Nathan Muchhala’s research on plant resilience draws attention

by | Apr 21, 2020

The associate professor of biology co-authored a new article in New Phytologist that highlights the ability of some plants to reorient themselves after accidents.
Nathan Muchhala

Associate Professor Nathan Muchhala (right) has been conducting field research on the interaction between flowers and the bats and hummingbirds that pollinate them in cloud forests in South and Central America for more than a decade. (Submitted photos)

Nathan Muchhala was doing field research 10 years ago in a cloud forest in Ecuador when he started noticing an unexpected phenomenon.

On more than one occasion, Muchhala, still a fairly young researcher, supported by a National Geographic Society grant while a postdoctoral fellow with the University of Toronto, observed a flower he was studying that had been knocked over, either by a falling branch or an especially stiff wind.

He’d return a day later and see that it had reoriented itself so that even if the stem remained tipped over, the flower had found a way to right itself.

Floral reorientation

Images of the same plant taken over three days show the flower reorienting itself.

Muchhala collaborated with Scott Armbruster, a professor of ecology and evolution at the University of Portsmouth in the United Kingdom, on the study. It wasn’t too far removed Muchhala’s primary research focus on the interaction between bats and hummingbirds and the tropical plants they pollinate.

That observation by the now associate professor of biology at the University of Missouri–St. Louis was part of the origin of a new paper titled “Floral reorientation: The restoration of pollination accuracy after accidents,” published earlier this month in the journal New Phytologist.

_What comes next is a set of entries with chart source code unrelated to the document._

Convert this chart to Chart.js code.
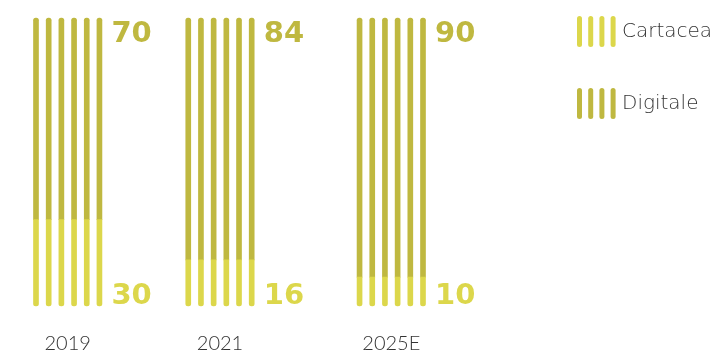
<!DOCTYPE html>
<html>
<head>
<meta charset="utf-8">
<script src="https://cdn.jsdelivr.net/npm/chart.js@4"></script>
<style>
  html, body { margin: 0; padding: 0; background: #fff; }
  canvas { display: block; }
</style>
</head>
<body>
<canvas id="paperChart" width="715" height="353"></canvas>
<script>
// values
const years = ['2019', '2021', '2025E'];
const cartacea = [30, 16, 10];
const digitale = [70, 84, 90];
const seriesNames = ['Cartacea', 'Digitale'];
const seriesColors = ['#dcd74b', '#bfb840'];

// layout: each year is drawn as 6 thin strands, placed on half-step slots
const strands = 6;
const groupStart = [0, 24, 51]; // first slot of each group
const slotCount = 62;

const slotLabels = [];
const cartaceaData = [];
const digitaleData = [];
for (let i = 0; i < slotCount; i++) {
    slotLabels.push('');
    cartaceaData.push(null);
    digitaleData.push(null);
}
groupStart.forEach((start, g) => {
    for (let s = 0; s < strands; s++) {
        cartaceaData[start + s * 2] = cartacea[g];
        digitaleData[start + s * 2] = digitale[g];
    }
    slotLabels[start + strands - 1] = years[g]; // centre of the group
});

const valueLabels = {
    id: 'valueLabels',
    afterDatasetsDraw(chart) {
        const { ctx, scales: { x, y } } = chart;
        ctx.save();
        ctx.textAlign = 'left';
        ctx.textBaseline = 'alphabetic';
        ctx.font = 'bold 29px "DejaVu Sans"';
        groupStart.forEach((start, g) => {
            const px = x.getPixelForValue(start + (strands - 1) * 2) + 12;
            ctx.fillStyle = seriesColors[1];
            ctx.fillText(String(digitale[g]), px, y.getPixelForValue(100) + 24);
            ctx.fillStyle = seriesColors[0];
            ctx.fillText(String(cartacea[g]), px, y.getPixelForValue(0) - 2);
        });

        // legend with strand swatches
        const legendX = 577;
        const legendY = [16, 88];
        seriesNames.forEach((name, k) => {
            ctx.strokeStyle = seriesColors[k];
            ctx.lineWidth = 5;
            ctx.lineCap = 'round';
            for (let s = 0; s < 4; s++) {
                const sx = legendX + 2.5 + s * 11.2;
                ctx.beginPath();
                ctx.moveTo(sx, legendY[k] + 2.5);
                ctx.lineTo(sx, legendY[k] + 28.5);
                ctx.stroke();
            }
            ctx.fillStyle = '#333';
            ctx.font = '200 20px "DejaVu Sans"';
            ctx.textBaseline = 'middle';
            ctx.fillText(name, 622, legendY[k] + 16);
        });
        ctx.restore();
    }
};

const ctx = document.getElementById('paperChart').getContext('2d');
const paperChart = new Chart(ctx, {
    type: 'bar',
    data: {
        labels: slotLabels,
        datasets: [
            {
                label: seriesNames[0],
                data: cartaceaData,
                backgroundColor: seriesColors[0],
                borderRadius: { bottomLeft: 2.5, bottomRight: 2.5 },
                borderSkipped: false,
                barThickness: 5,
                clip: false
            },
            {
                label: seriesNames[1],
                data: digitaleData,
                backgroundColor: seriesColors[1],
                borderRadius: { topLeft: 2.5, topRight: 2.5 },
                borderSkipped: false,
                barThickness: 5,
                clip: false
            }
        ]
    },
    options: {
        responsive: false,
        animation: false,
        layout: { padding: { left: 36, right: 292, top: 18, bottom: -29 } },
        plugins: {
            legend: { display: false },
            tooltip: { enabled: false }
        },
        scales: {
            x: {
                stacked: true,
                offset: false,
                grid: { display: false, drawTicks: false },
                border: { display: false },
                ticks: {
                    autoSkip: false,
                    maxRotation: 0,
                    minRotation: 0,
                    padding: 26,
                    color: '#333',
                    font: { family: 'Lato', size: 20, weight: 300 }
                }
            },
            y: {
                stacked: true,
                display: false,
                min: 0,
                max: 100
            }
        }
    },
    plugins: [valueLabels]
});
</script>
</body>
</html>
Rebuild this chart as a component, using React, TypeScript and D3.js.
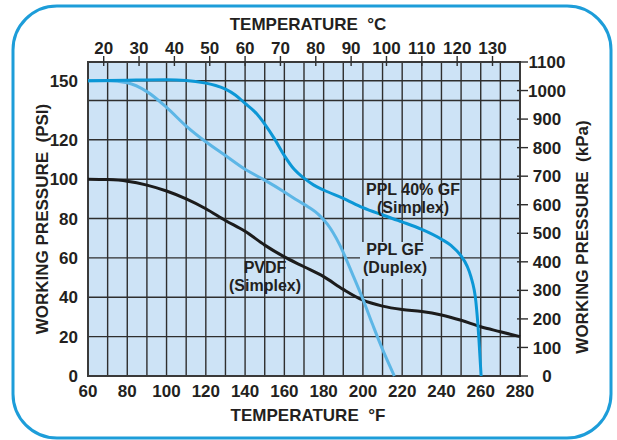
import React from "react";
import * as d3 from "d3";

const W = 617;
const H = 440;

// axis ticks
const fLabels = [60, 80, 100, 120, 140, 160, 180, 200, 220, 240, 260, 280];
const cLabels = [20, 30, 40, 50, 60, 70, 80, 90, 100, 110, 120, 130];
const psiLabels = [0, 20, 40, 60, 80, 100, 120, 150];
const psiGrid = [20, 40, 60, 80, 100, 120, 140, 150];
const kpaLabels = [0, 100, 200, 300, 400, 500, 600, 700, 800, 900, 1000, 1100];

// curves: [°F, psi]
const ppl40: [number, number][] = [
  [60, 150], [80, 150.3], [100, 150.5], [110, 150.2], [120, 148.8], [125, 147.6],
  [130, 145.8], [135, 142.8], [140, 138.5], [145, 134.2], [150, 128], [155, 120.5],
  [160, 112], [165, 105], [170, 100.5], [175, 97], [180, 94.5], [190, 90.3],
  [200, 85.5], [210, 81.8], [220, 78.3], [230, 74.5], [240, 69.5], [245, 66.2],
  [250, 61], [253, 56], [255, 50.5], [257.5, 38], [259, 20], [260.2, 0],
];
const pplGF: [number, number][] = [
  [60, 150], [70, 150], [80, 149], [90, 144.5], [100, 136.5], [110, 127],
  [120, 119], [130, 112], [140, 105], [150, 99.5], [160, 93.5], [167, 89],
  [172, 86], [178, 81.5], [182, 77], [188, 67], [195, 51], [200, 39],
  [205, 26], [210, 13.5], [216, 0],
];
const pvdf: [number, number][] = [
  [60, 100], [70, 99.8], [80, 99], [90, 97], [100, 94], [110, 90], [120, 85],
  [130, 79], [140, 73.5], [150, 66.5], [160, 60.5], [170, 55.5], [180, 50.5],
  [190, 44], [200, 38.5], [210, 35.5], [220, 33.8], [230, 32.8], [240, 31],
  [250, 28.3], [260, 25], [270, 22.5], [280, 20],
];

const KPA_PER_PSI = 6.894757;
const FONT = "'Liberation Sans', Arial, Helvetica, sans-serif";
const INK = "#231f20";

const x = d3.scaleLinear().domain([60, 280]).range([88, 520]);
const y = d3.scaleLinear().domain([0, 1100 / KPA_PER_PSI]).range([376, 62]);
const cToF = (c: number) => (c * 9) / 5 + 32;

const line = d3
  .line<[number, number]>()
  .x((d) => x(d[0]))
  .y((d) => y(d[1]))
  .curve(d3.curveMonotoneX);

function Chart() {
  const [x0, x1] = x.range();
  const [yb, yt] = y.range();
  const fGrid = x.ticks(22).filter((v) => v > 60 && v < 280);
  const txt = { fontFamily: FONT, fontWeight: 700, fontSize: 17, fill: INK };
  const lbl = { ...txt, fontSize: 16 };

  return (
    <svg width={W} height={H} style={{ position: "absolute", left: 0, top: 0, background: "#fff" }}>
      <rect x={13} y={6} width={598} height={432} rx={44} fill="#fff" stroke="#1d9dd9" strokeWidth={3} />

      <rect x={x0} y={yt} width={x1 - x0} height={yb - yt} fill="#cde3f6" />

      {fGrid.map((f) => (
        <line key={"v" + f} x1={x(f)} x2={x(f)} y1={yt} y2={yb} stroke="#2e2e2e" strokeWidth={1.4} />
      ))}
      {psiGrid.map((p) => (
        <line key={"h" + p} x1={x0} x2={x1} y1={y(p)} y2={y(p)} stroke="#2e2e2e" strokeWidth={1.4} />
      ))}

      <rect x={x0} y={yt} width={x1 - x0} height={yb - yt} fill="none" stroke="#3a3a3a" strokeWidth={2} />

      {/* top °C ticks */}
      {cLabels.map((c) => (
        <g key={"c" + c}>
          <line x1={x(cToF(c))} x2={x(cToF(c))} y1={yt - 6} y2={yt + 4} stroke="#2e2e2e" strokeWidth={1.4} />
          <text x={x(cToF(c))} y={54} textAnchor="middle" {...txt}>{c}</text>
        </g>
      ))}
      <text x={308} y={30} textAnchor="middle" {...txt}>TEMPERATURE{"\u00a0 "}°C</text>

      {/* bottom °F */}
      {fLabels.map((f) => (
        <text key={"f" + f} x={x(f)} y={397} textAnchor="middle" {...txt}>{f}</text>
      ))}
      <text x={308} y={421} textAnchor="middle" {...txt}>TEMPERATURE{"\u00a0 "}°F</text>

      {/* left psi */}
      {psiLabels.map((p) => (
        <text key={"p" + p} x={78} y={y(p)} dy="0.36em" textAnchor="end" {...txt}>{p}</text>
      ))}
      <text transform={`translate(48,219) rotate(-90)`} textAnchor="middle" {...txt}>
        WORKING PRESSURE{"\u00a0 "}(PSI)
      </text>

      {/* right kPa */}
      {kpaLabels.map((k) => (
        <g key={"k" + k}>
          <line x1={x1 - 3} x2={x1 + 8} y1={y(k / KPA_PER_PSI)} y2={y(k / KPA_PER_PSI)} stroke="#2e2e2e" strokeWidth={1.4} />
          <text x={547} y={y(k / KPA_PER_PSI)} dy="0.36em" textAnchor="middle" {...txt}>{k}</text>
        </g>
      ))}
      <text transform={`translate(588,237) rotate(-90)`} textAnchor="middle" {...txt}>
        WORKING PRESSURE{"\u00a0 "}(kPa)
      </text>

      {/* curves */}
      <path d={line(pvdf) || ""} fill="none" stroke="#1c1c1c" strokeWidth={3} />
      <path d={line(pplGF) || ""} fill="none" stroke="#5cb6e6" strokeWidth={3} />
      <path d={line(ppl40) || ""} fill="none" stroke="#0b97d6" strokeWidth={3} />

      {/* labels */}
      <text x={413} y={195} textAnchor="middle" {...lbl}>PPL 40% GF</text>
      <text x={413} y={213} textAnchor="middle" {...lbl}>(Simplex)</text>

      <rect x={360} y={242} width={70} height={37} fill="#cde3f6" />
      <text x={395} y={255} textAnchor="middle" {...lbl}>PPL GF</text>
      <text x={395} y={273} textAnchor="middle" {...lbl}>(Duplex)</text>

      <text x={265} y={273} textAnchor="middle" {...lbl}>PVDF</text>
      <text x={265} y={291} textAnchor="middle" {...lbl}>(Simplex)</text>
    </svg>
  );
}

export default function App() {
  return <Chart />;
}
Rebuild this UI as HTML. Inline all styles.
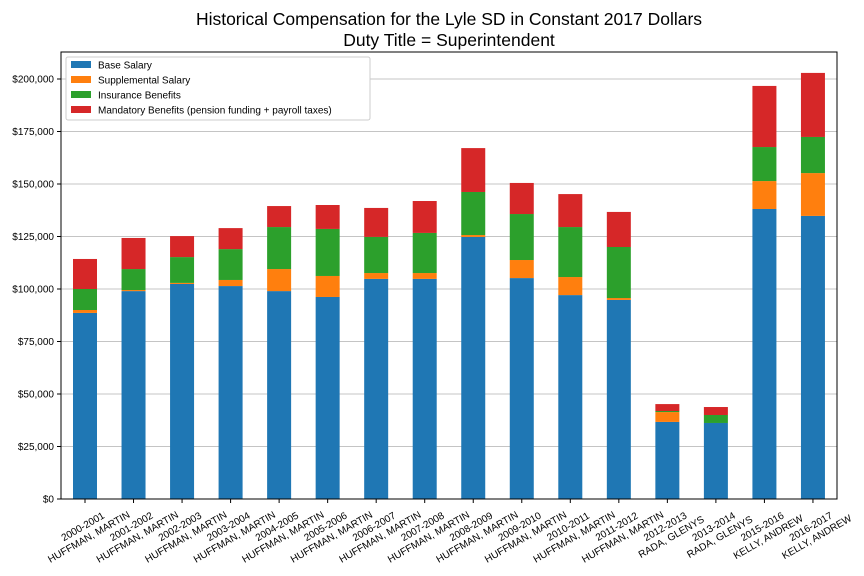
<!DOCTYPE html>
<html><head><meta charset="utf-8"><style>body{margin:0;background:#fff}svg{display:block;font-family:"Liberation Sans",sans-serif}</style></head>
<body>
<svg id="c" width="864" height="576"></svg>
<script>
const categories=["2000-2001|HUFFMAN, MARTIN","2001-2002|HUFFMAN, MARTIN","2002-2003|HUFFMAN, MARTIN","2003-2004|HUFFMAN, MARTIN","2004-2005|HUFFMAN, MARTIN","2005-2006|HUFFMAN, MARTIN","2006-2007|HUFFMAN, MARTIN","2007-2008|HUFFMAN, MARTIN","2008-2009|HUFFMAN, MARTIN","2009-2010|HUFFMAN, MARTIN","2010-2011|HUFFMAN, MARTIN","2011-2012|HUFFMAN, MARTIN","2012-2013|RADA, GLENYS","2013-2014|RADA, GLENYS","2015-2016|KELLY, ANDREW","2016-2017|KELLY, ANDREW"];
const baseSalary=[88600,99000,102400,101400,99000,96200,104800,104800,124800,105200,97100,94800,36700,36200,138100,134800];
const supplemental=[1400,500,500,2900,10500,10000,2800,2800,900,8600,8600,900,4700,0,13300,20400];
const insurance=[10000,10000,12300,14700,20000,22400,17200,19100,20500,21900,23800,24300,500,3800,16200,17200];
const mandatory=[14300,14800,10000,10000,10000,11400,13800,15200,20900,14800,15700,16700,3300,3800,29100,30500];
const yTicks=[0,25000,50000,75000,100000,125000,150000,175000,200000];
const seriesNames=["Base Salary","Supplemental Salary","Insurance Benefits","Mandatory Benefits (pension funding + payroll taxes)"];
const colors=["#1f77b4","#ff7f0e","#2ca02c","#d62728"];
const NS="http://www.w3.org/2000/svg",svg=document.getElementById("c");
const L=61,R=837,T=52,B=499;
const y=v=>B-(v/200000)*420;
const x=i=>L+24+i*48.53;
function el(t,a,p){const e=document.createElementNS(NS,t);for(const k in a)e.setAttribute(k,a[k]);(p||svg).appendChild(e);return e;}
yTicks.forEach(v=>{
 const g=el("line",{x1:L,x2:R,y1:y(v),y2:y(v),stroke:"#b0b0b0","stroke-width":0.8});
 
 
 el("line",{x1:L-4,x2:L,y1:y(v),y2:y(v),stroke:"#000"});
 const t=el("text",{x:L-7,y:y(v)+3.5,"text-anchor":"end","font-size":10});
 t.textContent="$"+v.toLocaleString("en-US");
 
 
});
const series=[baseSalary,supplemental,insurance,mandatory];
categories.forEach((c,i)=>{
 let acc=0;
 series.forEach((s,k)=>{
  const r=el("rect",{x:x(i)-12,width:24,y:y(acc+s[i]),height:y(acc)-y(acc+s[i]),fill:colors[k]});
  
  
  acc+=s[i];
 });
 el("line",{x1:x(i),x2:x(i),y1:B,y2:B+4,stroke:"#000"});
 const [yr,nm]=c.split("|");
 const t=el("text",{"font-size":10,"text-anchor":"middle",transform:`translate(${x(i)+1},${B+33}) rotate(-30)`});
 
 
 const a=el("tspan",{x:0,y:-3},t);a.textContent=yr;
 const b=el("tspan",{x:0,y:9},t);b.textContent=nm;
});
const fr=el("rect",{x:L,y:T,width:R-L,height:B-T,fill:"none",stroke:"#000","stroke-width":1});


const lg=el("g",{});


el("rect",{x:66,y:57,width:304,height:63,fill:"#fff",stroke:"#ccc",rx:2},lg);
seriesNames.forEach((n,k)=>{
 const yy=65+k*15;
 el("rect",{x:71,y:yy-4,width:20,height:7,fill:colors[k]},lg);
 const t=el("text",{x:98,y:yy+3.5,"font-size":10},lg);t.textContent=n;
 
 
});
const t1=el("text",{x:449,y:25,"text-anchor":"middle","font-size":17.5});t1.textContent="Historical Compensation for the Lyle SD in Constant 2017 Dollars";


const t2=el("text",{x:449,y:46,"text-anchor":"middle","font-size":17.5});t2.textContent="Duty Title = Superintendent";


</script>
</body></html>
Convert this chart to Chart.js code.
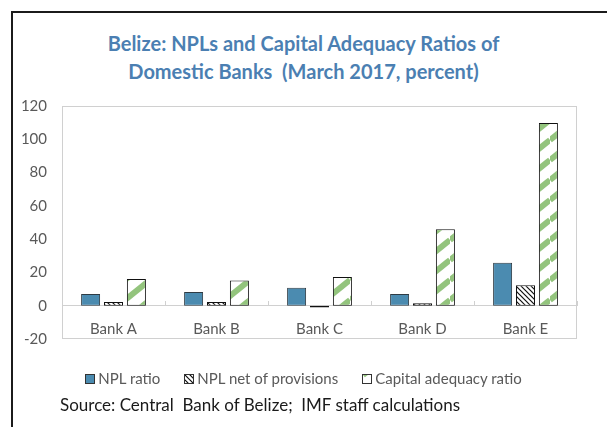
<!DOCTYPE html>
<html>
<head>
<meta charset="utf-8">
<title>Belize: NPLs and Capital Adequacy Ratios</title>
<script src="https://cdn.jsdelivr.net/npm/chart.js@4.4.1/dist/chart.umd.min.js"></script>
<style>
  html, body { margin: 0; padding: 0; background: #fff; }
  body { width: 607px; height: 427px; position: relative; overflow: hidden; font-family: Lato, "Open Sans", sans-serif; }
  #frame  { position: absolute; left: 11px; top: 11px; width: 700px; height: 500px;
            border-top: 2px solid #1b1b1b; border-left: 2px solid #1b1b1b; }
  #title  { position: absolute; left: 0; top: 29px; width: 607px; text-align: center;
            color: #4b7fb2; font-weight: bold; font-size: 20px; line-height: 28px; white-space: pre; }
  #chart  { position: absolute; left: 0; top: 0; }
  #legend { position: absolute; left: 0; top: 370px; width: 607px; display: flex; justify-content: center;
            gap: 24px; font-size: 15px; line-height: 17px; color: #595959; }
  .item   { display: flex; align-items: center; }
  .swatch { width: 8px; height: 8px; border: 1px solid #333; margin-right: 3px; }
  #source { position: absolute; left: 60px; top: 394px; font-size: 17px; color: #1a1a1a; white-space: pre; }
</style>
</head>
<body>
<div id="frame"></div>
<div id="title">Belize: NPLs and Capital Adequacy Ratios of
Domestic Banks  (March 2017, percent)</div>
<canvas id="chart" width="607" height="427"></canvas>
<div id="legend"></div>
<div id="source">Source: Central  Bank of Belize;  IMF staff calculations</div>

<script>
// ── Data ──────────────────────────────────────────────────────
const banks       = ['Bank A', 'Bank B', 'Bank C', 'Bank D', 'Bank E'];
const seriesNames = ['NPL ratio', 'NPL net of provisions', 'Capital adequacy ratio'];
const nplRatio    = [7.0, 8.2, 10.8, 7.0, 25.8];
const nplNet      = [2.2, 2.2, -1.0, 1.5, 12.3];
const capAdequacy = [16.0, 15.2, 17.2, 46.0, 109.8];
const yTicks      = [-20, 0, 20, 40, 60, 80, 100, 120];

// ── Fill patterns ─────────────────────────────────────────────
function stripeTile() {
    const c = document.createElement('canvas');
    c.width = 25; c.height = 20;
    const g = c.getContext('2d');
    g.fillStyle = '#fff';
    g.fillRect(0, 0, 25, 20);
    g.strokeStyle = '#93c47d';
    g.lineWidth = 6;
    for (let k = -1; k <= 1; k++) {
        g.beginPath();
        g.moveTo(0, 20 + k * 20);
        g.lineTo(25, k * 20);
        g.stroke();
    }
    return c;
}

function hatchTile() {
    const c = document.createElement('canvas');
    c.width = 5; c.height = 5;
    const g = c.getContext('2d');
    g.fillStyle = '#fff';
    g.fillRect(0, 0, 5, 5);
    g.strokeStyle = '#111';
    g.lineWidth = 1.2;
    [[-5, 0], [0, 0], [0, -5]].forEach(([dx, dy]) => {
        g.beginPath();
        g.moveTo(dx, dy);
        g.lineTo(dx + 10, dy + 10);
        g.stroke();
    });
    return c;
}

const ctx     = document.getElementById('chart').getContext('2d');
const stripes = stripeTile();
const hatch   = hatchTile();

const fills   = ['#4b8bb0', ctx.createPattern(hatch, 'repeat'), ctx.createPattern(stripes, 'repeat')];
const borders = ['#2e3b44', '#111', '#111'];

// ── Light grey box round the plot area ────────────────────────
const plotFrame = {
    id: 'plotFrame',
    beforeDatasetsDraw(chart) {
        const { ctx, chartArea: a } = chart;
        ctx.save();
        ctx.strokeStyle = '#d0d0d0';
        ctx.lineWidth = 1;
        ctx.strokeRect(a.left + 0.5, a.top + 0.5, a.right - a.left - 1, a.bottom - a.top - 1);
        ctx.restore();
    }
};

const axisFont = { family: 'Lato', size: 15 };

new Chart(ctx, {
    type: 'bar',
    data: {
        labels: banks,
        datasets: [nplRatio, nplNet, capAdequacy].map((data, i) => ({
            label: seriesNames[i],
            data,
            backgroundColor: fills[i],
            borderColor: borders[i],
            borderWidth: 1,
            borderSkipped: false,
            barPercentage: 0.83,
            categoryPercentage: 0.667
        }))
    },
    options: {
        responsive: false,
        animation: false,
        layout: { padding: { left: 0, top: 106, right: 30, bottom: 88 } },
        plugins: { legend: { display: false }, tooltip: { enabled: false } },
        scales: {
            x: {
                position: { y: 0 },
                grid: { drawOnChartArea: false, drawTicks: true, tickLength: -5, color: '#d0d0d0', offset: true },
                border: { display: true, color: '#d0d0d0' },
                ticks: { color: '#595959', font: axisFont, padding: 19, maxRotation: 0 },
                afterFit: s => { s.height = 0; }
            },
            y: {
                min: -20,
                max: 120,
                grid: { display: false, drawTicks: false },
                border: { display: false },
                ticks: { color: '#595959', font: axisFont, padding: 15 },
                afterBuildTicks: s => { s.ticks = yTicks.map(v => ({ value: v })); },
                afterFit: s => { s.width = 62; }
            }
        }
    },
    plugins: [plotFrame]
});

// ── Legend ────────────────────────────────────────────────────
const legendFills = [
    'background:#4b8bb0',
    `background-image:url(${hatch.toDataURL()})`,
    `background-image:url(${stripes.toDataURL()})`
];
document.getElementById('legend').innerHTML = seriesNames.map((name, i) =>
    `<div class="item"><span class="swatch" style="${legendFills[i]}"></span>${name}</div>`
).join('');
</script>
</body>
</html>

The paper received attention from websites such as Science Daily, Cosmos Magazine and The Ecologist. The website Science Friday recorded a conversation with Muchhala about its findings and posted it on April 10. The research also found its way into mainstream news when Vox.com writer Brian Resnick wrote about it in a story titled: “This study on flower resilience is the most beautiful thing I’ve read during the pandemic.”

Muchhala couldn’t help but notice.

“It’s amazing,” he said. “All of the sudden, all these people I haven’t heard from in a long time started contacting me.”

When Muchhala first spotted flowers reorienting, he contacted Armbruster, who’d served as the outside advisor on his dissertation committee.

“Oh yeah, I’ve noticed the same thing,” Muchhala remembered Armbruster telling him.

They decided to investigate whether the phenomenon was real. So Muchhala conducted some experiments on flowers in Ecuador and other cloud forests while Armbruster did the same with flowers he was studying in Australia as well as in his backyard in England.

“We had the idea that it should be different for different types of flowers and that more specialized flowers should have evolved to be able to reorient quickly and others should not,” said Muchhala, who came to UMSL in 2013.

That hypothesis was borne out in their research.

Bilaterally symmetrical flowers, including those in the bellflower family that Muchhala studies as well as its relative the red Cardinal flower, and also Snapdragons and orchids, have demonstrated the ability to reorient themselves when damaged, so long as their vascular tissues remains intact. About a quarter of all flowers are bilaterally symmetrical.

Campanulaceae Burmeistera Sodiroana

The Campanulaceae Burmeistera Sodiroana and other bellflowers are bilaterally symmetrical.

The rest, including flowers such as daisies, are radially symmetrical and do not have the ability to reorient themselves.

“Basically, it’s an adaptation,” Muchhala said. “Flowers, their only function is to try to reproduce, so you’re trying to get your pollen to another flower of another individual, and – for these flowers that are bilaterally symmetrical – you’re putting pollen on a really precise spot. If you put it on the wrong spot, that’s just wasted pollen. It’s never going to make it to another flower. That’s the natural selection. Those flowers that don’t reorient aren’t going to be able to reproduce.”

Muchhala has plans for further research on symmetry and whether bilaterally symmetrical flowers are more efficient at transferring their pollen grains to pollinators.

“With these specialized, bilaterally symmetrical things, it’s still probably low,” he said. “It’s still probably only about 10 percent, but that’s much better than, say, 2 percent for these more generic, generalized flowers.”